Masterclass with Jennifer Wenzel: How to Read for Oil

Professor Jennifer Wenzel (Columbia University) will be delivering a masterclass for postgraduate students and ECRs on the topic, 'How to Read for Oil'.

Oil is everywhere and nowhere, including the manufacture of the objects in a room (and of the room itself), the various modes of transport that bring us and those objects together, and the economic activity that generates the revenue that makes the university run. Oil is everywhere, ubiquitous in our daily life, and yet we so rarely see oil, either literally or metaphorically. Given this simultaneous ubiquity and invisibility, our central questions are, how do we read for oil? and how do different kinds of texts— novels, short stories, poems, manifestos, essays, cartoons, photographs, and documentary films— either work against or contribute to oil’s invisibility?

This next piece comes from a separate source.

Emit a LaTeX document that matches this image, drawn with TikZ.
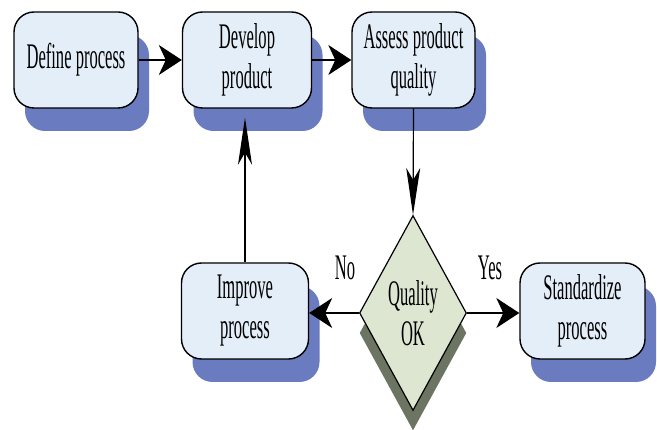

Jennifer Wenzel will lead a special masterclass session for postgraduate students and ECRs that will consider these questions. Readings to be set in advance will include key texts in the emerging energy humanities field by authors including Patricia Yaeger, Imre Szeman, Dominic Boyer and Italo Calvino. Due to very limited space, registration for this masterclass is essential. Please RSVP to Rebecca Macklin if you wish to participate.

Jennifer Wenzel is Associate Professor of English and Comparative Literature and Middle Eastern, South Asian, and African Studies at Columbia University. She will be delivering a public lecture on 29 November on, 'Reading for the Planet: Environmental Crisis and World Literature', also taking place in the same location. All are welcome to the lecture and evening reception.

This event has been kindly sponsored by the University of Leeds Environmental Humanities ITN. It is co-hosted with the Institute for Colonial and Postcolonial Studies, the Centre for World Literatures and the Environmental Humanities Research Group.

Jennifer Wenzel

Jennifer Wenzel is jointly appointed in English and Comparative Literature and Middle Eastern, South Asian, and African Studies at Columbia University. Over the past decade, she has become a leading figure in the environmental and energy humanities, and she helped pioneer the study of literature and oil. A reconsideration of her concept of "petro-magic-realism" appears in Oil Culture (2014)and she is a co-editor (with Imre Szeman and Patricia Yaeger) of Fueling Culture: 101 Words for Energy and Environment (Fordham 2017). She is also the author of Bulletproof: Afterlives of Anticolonial Prophecy in South Africa and Beyond (Chicago and KwaZulu-Natal, 2009), which was awarded Honorable Mention for the Perkins Prize by the International Society for the Study of Narrative. Her current book project is called "The Fossil-Fueled Imagination: How (and Why) to Read for Energy."

Location

Alumni Room, School of English, 10 Cavendish Road.